Final preparations for this year's spring wage offensive find Japanese organized labor in considerable disarray. There is apparently no key sector, public or private, able to play the traditional spearheading role.
Unions are fragmented, particularly by political differences, since the opposition parties they have traditionally supported did so badly in last summer's general election.
There are moves afoot to replace the present four main labour groupings with a single powerful entity, along the lines of the AFL-CIO or Britain's Trades Union Congress.
But this hardly creates a climate for pushing through demands for substantial wage increases and adoption of a five- day workweek this year.
Japanese salaries are traditionally raised at the start of the new business year April 1, leading to the postwar emergence of the spring labor offensive known as "shunto." Over a period of weeks or even months, millions of unionists stage sporadic strikes, go-slows, workshop rallies, and street marches.
Usually one key industry (traditionally it was steel, and more recently automaking) settles, creating a precedent around which other sectors maneuver depending on the economic circumstances of individual companies.
This year, major labor groups are seeking a 10 percent pay increase, which means about $90 to $100 on the average Japanese salary of $900 a month (considerably supplemented by fringe benefits and semiannual bonuses equivalent to several months' pay).
Employers want to hold the line at 6.7 percent, the average of last year's awards.
The unions feel their demand is not excessive in view of the fact that inflation last year topped 7 percent.
There is a widespread feeling that labor, rather than management, has been forced to carry an unfair share of the heavy burden imposed on the Japanese economy, primarily by the rising cost of crude oil imports.
Thus the slogan for the spring campaign: "Stable economic growth through expanded consumer spending," resulting from higher pay.
Management is insisting that raises be held within the increase in productivity to avoid being inflationary (labor says that because of inflation last year, wages, in fact, have fallen behind productivity gains).
A report by the federation of employers' associations argues that Japan has outperformed the rest of the world industrially in recent times only because of moderate wage increases.
It concedes that Japanese workers have suffered a decline in real wages, but points out that Americans and Europeans are in worse shape, with double-digit inflation.
With government backing, management is insisting that the Japanese economy is still beset by sluggish consumer spending and slow industrial production, with the outlook far from promising for the sectors that have traditionally led the way on wage settlements.
The main problem for the unions at present is finding someone to lead the way.
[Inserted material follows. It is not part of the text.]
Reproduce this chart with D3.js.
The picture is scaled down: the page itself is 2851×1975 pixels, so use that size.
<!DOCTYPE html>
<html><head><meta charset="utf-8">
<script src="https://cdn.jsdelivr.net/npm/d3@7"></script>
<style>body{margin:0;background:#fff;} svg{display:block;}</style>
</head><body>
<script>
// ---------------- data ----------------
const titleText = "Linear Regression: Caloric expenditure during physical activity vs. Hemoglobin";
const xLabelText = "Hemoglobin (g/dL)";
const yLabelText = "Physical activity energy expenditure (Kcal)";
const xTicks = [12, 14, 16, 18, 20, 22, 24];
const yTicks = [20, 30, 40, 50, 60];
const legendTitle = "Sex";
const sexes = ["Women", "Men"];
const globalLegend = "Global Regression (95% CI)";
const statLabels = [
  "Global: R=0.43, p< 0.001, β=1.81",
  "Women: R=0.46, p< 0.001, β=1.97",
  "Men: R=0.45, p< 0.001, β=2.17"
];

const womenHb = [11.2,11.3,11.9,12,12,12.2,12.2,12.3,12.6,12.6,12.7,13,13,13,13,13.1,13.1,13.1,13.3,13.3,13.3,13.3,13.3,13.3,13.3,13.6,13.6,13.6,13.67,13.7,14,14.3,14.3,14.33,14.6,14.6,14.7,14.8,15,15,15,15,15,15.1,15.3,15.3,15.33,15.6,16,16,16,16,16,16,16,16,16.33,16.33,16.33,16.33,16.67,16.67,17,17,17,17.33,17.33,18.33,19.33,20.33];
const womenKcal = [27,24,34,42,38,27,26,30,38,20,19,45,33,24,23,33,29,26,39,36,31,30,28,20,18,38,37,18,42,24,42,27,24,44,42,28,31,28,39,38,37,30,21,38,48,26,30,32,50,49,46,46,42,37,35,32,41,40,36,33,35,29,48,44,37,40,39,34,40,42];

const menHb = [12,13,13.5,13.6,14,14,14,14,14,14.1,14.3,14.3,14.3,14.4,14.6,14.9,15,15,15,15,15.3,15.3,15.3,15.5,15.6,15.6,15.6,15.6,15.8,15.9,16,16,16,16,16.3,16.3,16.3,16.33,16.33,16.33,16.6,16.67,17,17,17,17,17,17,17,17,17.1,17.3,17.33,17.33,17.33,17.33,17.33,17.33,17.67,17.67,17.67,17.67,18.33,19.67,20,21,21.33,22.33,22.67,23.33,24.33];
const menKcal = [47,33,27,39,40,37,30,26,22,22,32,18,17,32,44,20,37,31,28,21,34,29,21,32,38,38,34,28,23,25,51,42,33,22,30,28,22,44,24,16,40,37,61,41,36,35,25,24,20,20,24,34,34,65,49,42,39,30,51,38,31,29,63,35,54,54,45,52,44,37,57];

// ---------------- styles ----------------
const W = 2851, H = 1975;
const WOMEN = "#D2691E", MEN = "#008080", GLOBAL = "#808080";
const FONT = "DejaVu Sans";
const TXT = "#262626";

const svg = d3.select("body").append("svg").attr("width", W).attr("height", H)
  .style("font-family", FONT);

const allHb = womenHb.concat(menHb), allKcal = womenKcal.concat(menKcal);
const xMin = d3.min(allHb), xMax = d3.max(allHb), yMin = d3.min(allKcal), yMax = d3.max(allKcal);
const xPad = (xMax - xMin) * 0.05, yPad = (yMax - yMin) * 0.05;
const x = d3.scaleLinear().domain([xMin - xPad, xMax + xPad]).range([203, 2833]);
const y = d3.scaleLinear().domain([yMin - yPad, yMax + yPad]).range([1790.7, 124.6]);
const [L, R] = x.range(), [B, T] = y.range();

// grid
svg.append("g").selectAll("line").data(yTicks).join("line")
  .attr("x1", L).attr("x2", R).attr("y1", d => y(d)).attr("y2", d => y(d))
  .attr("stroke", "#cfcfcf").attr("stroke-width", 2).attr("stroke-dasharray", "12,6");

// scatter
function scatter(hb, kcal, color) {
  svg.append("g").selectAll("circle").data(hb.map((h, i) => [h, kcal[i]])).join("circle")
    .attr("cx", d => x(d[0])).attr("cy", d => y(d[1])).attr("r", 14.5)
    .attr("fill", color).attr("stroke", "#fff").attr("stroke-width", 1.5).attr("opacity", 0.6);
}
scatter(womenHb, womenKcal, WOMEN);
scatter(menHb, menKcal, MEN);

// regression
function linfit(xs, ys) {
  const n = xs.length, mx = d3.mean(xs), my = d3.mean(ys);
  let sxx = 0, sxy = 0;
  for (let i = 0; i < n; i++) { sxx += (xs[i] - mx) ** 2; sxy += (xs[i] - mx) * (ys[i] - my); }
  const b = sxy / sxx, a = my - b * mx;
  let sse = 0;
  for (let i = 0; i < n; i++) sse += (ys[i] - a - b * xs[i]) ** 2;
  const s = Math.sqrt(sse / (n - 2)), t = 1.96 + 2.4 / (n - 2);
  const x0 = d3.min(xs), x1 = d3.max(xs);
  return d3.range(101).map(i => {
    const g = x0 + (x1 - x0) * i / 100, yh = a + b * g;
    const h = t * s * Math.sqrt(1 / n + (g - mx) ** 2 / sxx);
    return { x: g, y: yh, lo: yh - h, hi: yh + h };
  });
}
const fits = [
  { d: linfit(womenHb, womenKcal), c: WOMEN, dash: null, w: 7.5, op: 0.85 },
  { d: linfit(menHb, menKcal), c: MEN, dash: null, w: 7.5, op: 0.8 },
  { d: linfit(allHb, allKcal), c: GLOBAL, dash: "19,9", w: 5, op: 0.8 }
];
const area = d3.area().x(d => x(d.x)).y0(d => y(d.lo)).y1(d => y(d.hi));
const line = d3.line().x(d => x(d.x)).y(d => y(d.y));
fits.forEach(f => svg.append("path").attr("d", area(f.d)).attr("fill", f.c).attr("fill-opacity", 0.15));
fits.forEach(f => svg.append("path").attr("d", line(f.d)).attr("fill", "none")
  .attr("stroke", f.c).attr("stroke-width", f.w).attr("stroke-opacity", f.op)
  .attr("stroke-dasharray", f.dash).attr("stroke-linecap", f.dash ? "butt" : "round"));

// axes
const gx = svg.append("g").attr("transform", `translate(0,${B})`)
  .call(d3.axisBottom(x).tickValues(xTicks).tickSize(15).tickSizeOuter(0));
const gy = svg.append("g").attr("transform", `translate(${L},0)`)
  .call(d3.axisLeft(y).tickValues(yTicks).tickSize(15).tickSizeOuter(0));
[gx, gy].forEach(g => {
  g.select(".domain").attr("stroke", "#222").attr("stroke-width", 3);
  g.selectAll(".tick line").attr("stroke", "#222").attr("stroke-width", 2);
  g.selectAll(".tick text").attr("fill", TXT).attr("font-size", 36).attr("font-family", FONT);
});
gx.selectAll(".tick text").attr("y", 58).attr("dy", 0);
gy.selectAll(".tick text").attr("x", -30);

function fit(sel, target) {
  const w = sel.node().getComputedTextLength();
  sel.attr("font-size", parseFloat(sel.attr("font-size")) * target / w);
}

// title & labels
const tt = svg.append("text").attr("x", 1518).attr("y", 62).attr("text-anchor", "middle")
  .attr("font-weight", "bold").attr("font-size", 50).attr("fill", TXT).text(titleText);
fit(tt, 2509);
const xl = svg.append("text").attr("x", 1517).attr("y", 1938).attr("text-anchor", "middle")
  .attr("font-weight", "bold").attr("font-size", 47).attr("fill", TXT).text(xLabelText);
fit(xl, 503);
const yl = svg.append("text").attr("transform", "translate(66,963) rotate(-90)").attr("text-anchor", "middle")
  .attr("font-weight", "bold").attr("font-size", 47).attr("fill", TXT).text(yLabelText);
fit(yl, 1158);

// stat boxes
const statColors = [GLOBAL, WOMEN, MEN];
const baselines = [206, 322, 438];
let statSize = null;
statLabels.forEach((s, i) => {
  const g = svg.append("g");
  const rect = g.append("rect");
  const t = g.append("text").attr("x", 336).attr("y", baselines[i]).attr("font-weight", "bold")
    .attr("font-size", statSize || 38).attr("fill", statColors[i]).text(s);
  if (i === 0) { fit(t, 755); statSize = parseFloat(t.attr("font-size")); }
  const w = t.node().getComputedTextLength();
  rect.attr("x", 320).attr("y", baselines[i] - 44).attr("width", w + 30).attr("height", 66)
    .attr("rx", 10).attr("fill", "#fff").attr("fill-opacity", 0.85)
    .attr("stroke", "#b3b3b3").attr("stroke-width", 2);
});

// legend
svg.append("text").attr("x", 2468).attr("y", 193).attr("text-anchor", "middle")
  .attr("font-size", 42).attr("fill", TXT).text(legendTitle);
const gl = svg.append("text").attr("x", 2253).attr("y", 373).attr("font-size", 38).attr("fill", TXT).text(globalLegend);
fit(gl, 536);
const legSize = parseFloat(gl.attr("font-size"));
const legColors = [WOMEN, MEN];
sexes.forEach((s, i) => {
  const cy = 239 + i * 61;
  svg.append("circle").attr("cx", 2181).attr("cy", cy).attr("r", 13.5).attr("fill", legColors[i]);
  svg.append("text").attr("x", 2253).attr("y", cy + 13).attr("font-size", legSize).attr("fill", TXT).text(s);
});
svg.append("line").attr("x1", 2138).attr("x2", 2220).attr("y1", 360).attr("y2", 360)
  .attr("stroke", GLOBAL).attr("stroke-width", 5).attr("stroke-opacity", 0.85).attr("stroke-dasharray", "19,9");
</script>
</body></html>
The public sector -- in various government offices and public corporations , as well as the national railways -- faces government determination to slash spending as part of a national financial reconstruction program to end chronic budgetary deficits.
The Council of Public Corporation and Government Workers' Unions (Korokyo) admits with an air of resignation that it hasn't even begun to draft its demands.
It is hampered by the depression that settled over its parent body, the 4 million-strong General Council of Trade Unions (Sohyo) after the crushing defeat of the opposition parties in last year's general election. Sohyo supports the Socialist Party.
Within Korokyo's ranks, the two main unions of national railways are absorbed in fighting a court case brought by management claiming about $10 million damages for disruptions to services caused by a long struggle for restoration of the right to strike.
The postal worker's union leadership in disarray after losing a struggle against post office plans to increase productivity, while telecommunications workers are still recovering from defeat over their demands for special allowances.